İnsanlar evlerinden çıkıyor. Bir ovaya kavuşuyor patika, her yerden gelen insanlar var. Yeni insanlar, içleri güzel insanlar. Bilmediğimiz bir hikâyeye rastlamışlar yolda, çok korkmuşlar senin gibi. Ama bitmiş, geçmiş. Ay gökyüzünde kocaman, gökyüzü kızıla çalan bir kahverengi, aysa leylak rengi.
Belki de gökyüzü mavi değil, kızıla çalan bir kahverengi. Belki de denizler sarının en canlı halinde, dalgalarının tepelerinde turuncu menevişler var. Belki de ay her akşam leylak rengi doğup batmadan önce koyu mor hale geliyor. Hakikat nedir ki? Nerede başlar, nerede biter?
Belki de bir çay içiminde, bir martının sırtında uzaklaşan sevdalı bir yürektir hakikat. Galata’da girilen bir ara sokakta, kapısı yeşil boyalı bir evin arkasında başlayan paralel evren midir yoksa? Bize o kadar yakın, o kadar uzak. Dünyaya dair, evrene dair tahayyülümüzün, bildiklerimizin bir anda değişivereceği bir kapı arkası mı? Gerçeküstücülerin resimlerine tek tek bakmak lazım ve bütün Latin Amerika edebiyatını yeniden okumak. Hele de Cortazar’ı… Hakikat sanılan şeylerin sanal olduğunu anlamak için ne gerekiyor? Hakikati çoktandır arıyorum ve onu ancak kaybettiğim zaman buluyorum, ve ben onu bulduğum zaman, o aslında herkesin kaybettiği ve bir tek benim bulduğum hakikat oluyor. Böyle de yaşanmıyor tabii. O zaman deli olmaya özeniyorum, ama deli değilim maalesef.

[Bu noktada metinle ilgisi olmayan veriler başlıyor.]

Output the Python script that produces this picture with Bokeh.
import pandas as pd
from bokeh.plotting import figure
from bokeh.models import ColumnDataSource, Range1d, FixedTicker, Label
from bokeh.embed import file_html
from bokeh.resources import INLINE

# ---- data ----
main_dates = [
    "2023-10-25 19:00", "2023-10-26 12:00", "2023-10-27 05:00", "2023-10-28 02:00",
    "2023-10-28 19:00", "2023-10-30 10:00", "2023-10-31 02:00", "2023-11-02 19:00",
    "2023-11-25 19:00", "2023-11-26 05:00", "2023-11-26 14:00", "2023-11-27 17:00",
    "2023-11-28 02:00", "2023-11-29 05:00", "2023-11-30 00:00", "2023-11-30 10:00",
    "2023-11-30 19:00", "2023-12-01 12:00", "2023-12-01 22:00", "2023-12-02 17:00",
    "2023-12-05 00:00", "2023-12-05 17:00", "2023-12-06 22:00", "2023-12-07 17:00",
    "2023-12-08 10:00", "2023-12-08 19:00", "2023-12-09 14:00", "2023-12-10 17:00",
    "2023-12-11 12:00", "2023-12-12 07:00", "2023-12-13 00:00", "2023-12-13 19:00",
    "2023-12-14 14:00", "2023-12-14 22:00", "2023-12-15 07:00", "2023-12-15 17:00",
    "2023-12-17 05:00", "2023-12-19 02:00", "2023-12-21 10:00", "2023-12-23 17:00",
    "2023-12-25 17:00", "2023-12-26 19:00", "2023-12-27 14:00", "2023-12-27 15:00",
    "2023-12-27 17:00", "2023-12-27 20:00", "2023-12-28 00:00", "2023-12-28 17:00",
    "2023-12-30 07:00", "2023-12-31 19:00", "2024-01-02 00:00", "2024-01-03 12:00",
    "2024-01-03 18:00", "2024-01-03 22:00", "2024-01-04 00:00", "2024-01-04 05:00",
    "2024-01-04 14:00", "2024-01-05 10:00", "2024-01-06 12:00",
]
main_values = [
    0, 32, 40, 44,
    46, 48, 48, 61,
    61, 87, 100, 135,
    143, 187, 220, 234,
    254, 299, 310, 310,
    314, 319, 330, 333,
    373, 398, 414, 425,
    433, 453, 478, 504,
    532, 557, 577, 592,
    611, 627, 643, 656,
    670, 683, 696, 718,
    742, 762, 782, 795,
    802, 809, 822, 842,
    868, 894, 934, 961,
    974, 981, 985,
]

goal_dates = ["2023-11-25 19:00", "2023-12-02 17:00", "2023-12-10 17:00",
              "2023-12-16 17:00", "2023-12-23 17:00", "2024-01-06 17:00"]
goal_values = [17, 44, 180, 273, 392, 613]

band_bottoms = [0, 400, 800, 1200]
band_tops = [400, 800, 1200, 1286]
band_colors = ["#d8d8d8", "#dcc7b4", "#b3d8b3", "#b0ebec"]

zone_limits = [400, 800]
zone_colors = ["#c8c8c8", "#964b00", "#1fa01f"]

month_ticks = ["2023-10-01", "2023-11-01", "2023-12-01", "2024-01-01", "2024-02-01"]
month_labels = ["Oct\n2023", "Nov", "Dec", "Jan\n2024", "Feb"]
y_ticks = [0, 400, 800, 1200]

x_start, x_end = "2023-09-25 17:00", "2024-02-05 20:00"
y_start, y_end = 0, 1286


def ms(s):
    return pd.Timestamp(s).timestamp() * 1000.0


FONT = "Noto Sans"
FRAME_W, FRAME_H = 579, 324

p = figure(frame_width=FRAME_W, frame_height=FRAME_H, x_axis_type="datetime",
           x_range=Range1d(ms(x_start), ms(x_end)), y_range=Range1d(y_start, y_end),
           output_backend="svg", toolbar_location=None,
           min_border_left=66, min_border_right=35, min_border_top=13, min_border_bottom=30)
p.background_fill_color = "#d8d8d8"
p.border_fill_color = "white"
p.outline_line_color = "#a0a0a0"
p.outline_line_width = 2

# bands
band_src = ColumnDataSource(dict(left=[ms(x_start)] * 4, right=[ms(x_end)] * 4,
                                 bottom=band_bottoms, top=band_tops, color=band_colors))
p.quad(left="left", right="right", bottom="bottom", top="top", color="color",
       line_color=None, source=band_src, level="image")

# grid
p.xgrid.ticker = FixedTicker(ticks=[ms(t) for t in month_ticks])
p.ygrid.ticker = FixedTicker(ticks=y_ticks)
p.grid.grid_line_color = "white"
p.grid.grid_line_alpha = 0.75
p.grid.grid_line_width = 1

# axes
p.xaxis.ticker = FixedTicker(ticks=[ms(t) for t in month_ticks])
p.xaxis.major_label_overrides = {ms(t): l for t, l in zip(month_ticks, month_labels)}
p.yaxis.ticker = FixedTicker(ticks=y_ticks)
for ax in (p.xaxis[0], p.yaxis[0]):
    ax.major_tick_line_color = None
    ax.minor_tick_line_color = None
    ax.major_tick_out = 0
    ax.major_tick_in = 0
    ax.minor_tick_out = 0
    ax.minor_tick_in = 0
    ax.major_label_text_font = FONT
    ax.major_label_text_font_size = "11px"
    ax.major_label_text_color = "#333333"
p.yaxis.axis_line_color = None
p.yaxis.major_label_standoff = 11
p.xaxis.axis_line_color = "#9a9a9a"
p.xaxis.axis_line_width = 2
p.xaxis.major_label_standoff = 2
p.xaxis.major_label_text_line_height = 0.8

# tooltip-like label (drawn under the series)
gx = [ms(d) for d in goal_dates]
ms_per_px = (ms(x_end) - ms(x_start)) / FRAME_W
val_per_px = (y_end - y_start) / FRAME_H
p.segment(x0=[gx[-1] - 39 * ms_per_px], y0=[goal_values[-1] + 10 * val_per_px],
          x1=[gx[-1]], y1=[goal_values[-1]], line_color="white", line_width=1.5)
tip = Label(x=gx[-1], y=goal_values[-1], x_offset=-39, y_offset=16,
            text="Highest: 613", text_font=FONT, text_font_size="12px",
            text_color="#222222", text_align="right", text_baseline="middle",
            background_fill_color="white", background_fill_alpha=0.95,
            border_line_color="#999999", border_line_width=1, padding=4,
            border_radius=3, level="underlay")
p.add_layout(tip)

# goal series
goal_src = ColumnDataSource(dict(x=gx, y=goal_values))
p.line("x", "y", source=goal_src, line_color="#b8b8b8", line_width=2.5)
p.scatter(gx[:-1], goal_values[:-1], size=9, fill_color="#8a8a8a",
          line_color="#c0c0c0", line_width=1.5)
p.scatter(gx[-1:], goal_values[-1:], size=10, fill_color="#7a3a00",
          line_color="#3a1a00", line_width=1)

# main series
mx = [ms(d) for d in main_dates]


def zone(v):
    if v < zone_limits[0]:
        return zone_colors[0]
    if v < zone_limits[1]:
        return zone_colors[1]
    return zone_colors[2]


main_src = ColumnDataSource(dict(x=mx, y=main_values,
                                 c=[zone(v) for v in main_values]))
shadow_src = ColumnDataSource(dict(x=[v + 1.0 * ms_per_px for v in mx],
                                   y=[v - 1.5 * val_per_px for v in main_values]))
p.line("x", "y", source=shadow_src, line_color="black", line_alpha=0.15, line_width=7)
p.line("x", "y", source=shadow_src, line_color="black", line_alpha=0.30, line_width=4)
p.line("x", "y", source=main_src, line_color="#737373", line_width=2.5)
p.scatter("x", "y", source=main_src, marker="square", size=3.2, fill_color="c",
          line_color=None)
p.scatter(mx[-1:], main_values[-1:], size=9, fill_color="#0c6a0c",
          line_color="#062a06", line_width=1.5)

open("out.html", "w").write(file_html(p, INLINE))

Yaşam bir lastik gibi uzuyor, geriliyor, ya kopacak ya da büyük bir hızla yeniden harekete geçecek. Duman çöküyor şehrin üstüne. Sarımsı bir gri… Kokusu yok. Baktığın zaman görmediğin, bakmadığın zaman seni sarıp sarmaladığını farketmediğin… Haliyle korkuyorsun görmediğin, hissetmediğin ama varlığını bildiğin sarı-gri bir dumandan. Kendini korumaya çalışıyorsun, eve kapanıyorsun ama minicik bir aralıktan sızar mı diye dehşet içindesin. Televizyona, internete koşturuyorsun, herkes konuşuyor, herkes paylaşıyor ama hakikate dair bir belirti yok ve sarı gri duman hâlâ gizemini koruyor. Deli olsam keşke diyorum bir kere daha belki beni teğet geçerdi bu uğursuz duman, ama deli değilim ki. Korkuyorum.

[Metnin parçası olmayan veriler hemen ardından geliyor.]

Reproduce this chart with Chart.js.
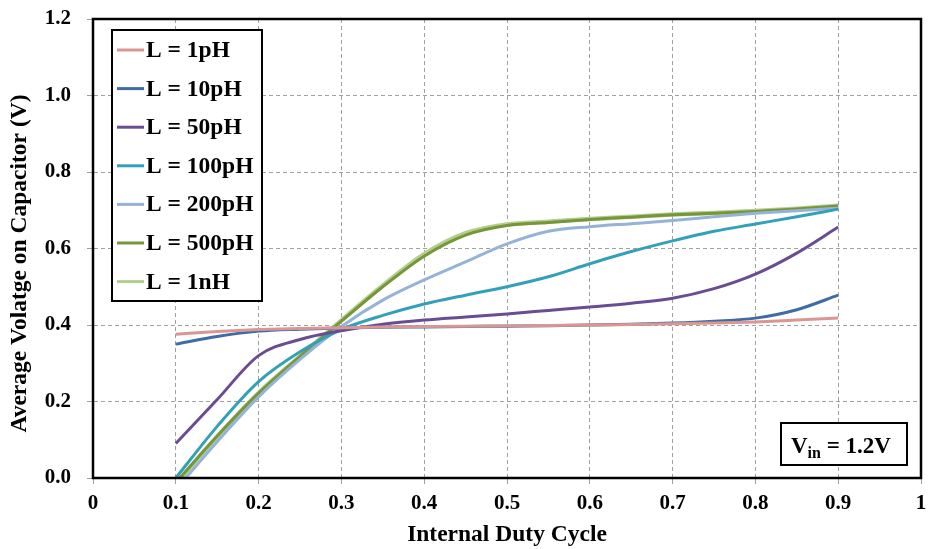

Adımların senin önünde gidiyor, gölgen bazen senden ayrılıp kendi başına ilerliyor sokaklarda. Gölgen ve sen, birbirinizi kaybediyorsunuz. Gölgen sandığın belki de ruhun. Salgın günlerinde sen ikiye, üçe ayrılıyorsun. Birbirinizden habersiz ayrı yönlere doğru yürüyorsunuz. Sokaklar boş, deniz kenarları martılara kalmış, diğer yerlerde sokak kedileri, sokak köpekleri, sokak kargaları, serçeler ve güvercinler. Senin sandığın şehir meğerse sokak hayvanlarınınmış. Taaa uzaklardan bir yunus sürüsü geçiyor, kocaman bir gülümseme yayılıyor denizden dalga dalga şehre doğru.